CANZERI FUTURE PATRIOT?: Iowa added a third running back to its 2011 class in the final days. Ferentz compared 5-foot-9, 172-pound Jordan Canzeri to current NFL running back Danny Woodhead.
Ferentz said the Hawkeyes passed up on Woodhead when he was coming out of high school in North Platte, Neb.
“He was worried about his size,” Ferentz said of Canzeri. “We blew that one on Danny Woodhead, 177 pounds when he went to Chadron State and did not want to blow it again.”
Woodhead ran for 7,871 yards at Chadron State and played in 14 games with the Patriots this season with 97 carries for 547 yards (5.6 average) and five rushing touchdowns.
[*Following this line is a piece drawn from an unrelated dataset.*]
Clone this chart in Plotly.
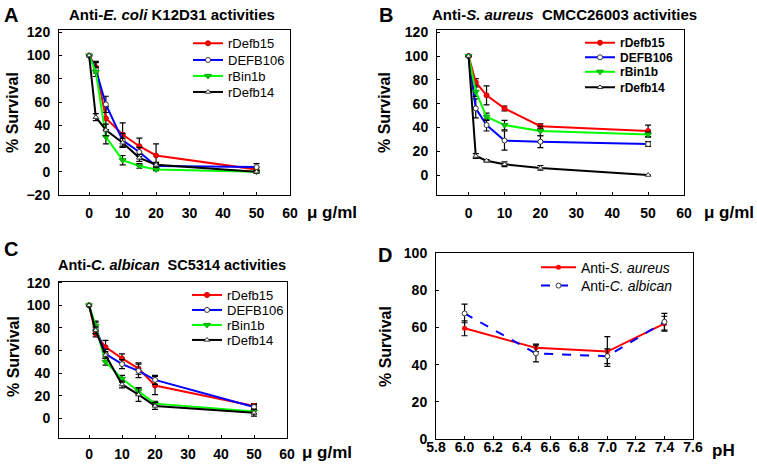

Ferentz said a tape of Canzeri ended up on his desk about two weeks ago.
“The obvious question is, who is recruiting this guy?” Ferentz said. “And I looked at it and thought who is recruiting this guy and why is it only the list that was on my desk at that point.”
Canzeri ran for 2,048 yards and 36 touchdowns for Troy (N.Y.) High School this past fall, but his only other major offers were from Villanova and Connecticut. Many schools shied away because of his size (5-9, 172).
“You have to go by what you see on tape and the passion he plays with, the toughness he plays with, and the determination that really … told his dad we are not going to ask him to rebound. We just want him to run the football. So we are really excited about him.”
Iowa also signed two other running backs — Rodney Coe (6-3, 238) and Mika’il McCall (6-0, 215). Coe might be pushing 250 pounds, and was also recruited as a linebacker, but Ferentz wants to keep him at running back.
“If he can hold at that area, 250, 255, maybe — but if he outgrows it that won’t be a bad thing,” Ferentz said. “Our intentions are to play him at running back and we have shared that with him and we are excited about that. We think he’s a good running back.”
NO WORD ON A-ROB: Adam Robinson was dismissed from the team Jan. 3, and then Jan. 16 said he wanted the chance to earn his way back onto the Hawkeyes.
Robinson, Iowa’s leading rusher last season, was charged Dec. 27 with possession of marijuana in Des Moines. The sophomore was already suspended at the time, and it happened the day before the Insight Bowl.
Ferentz was asked Wednesday if Robinson might be given that chance to return.
“I don’t know if I can answer it,” Ferentz said. “I have not given it much thought. I made an announcement a while back, and I have been really focused on recruiting so we will go from there.”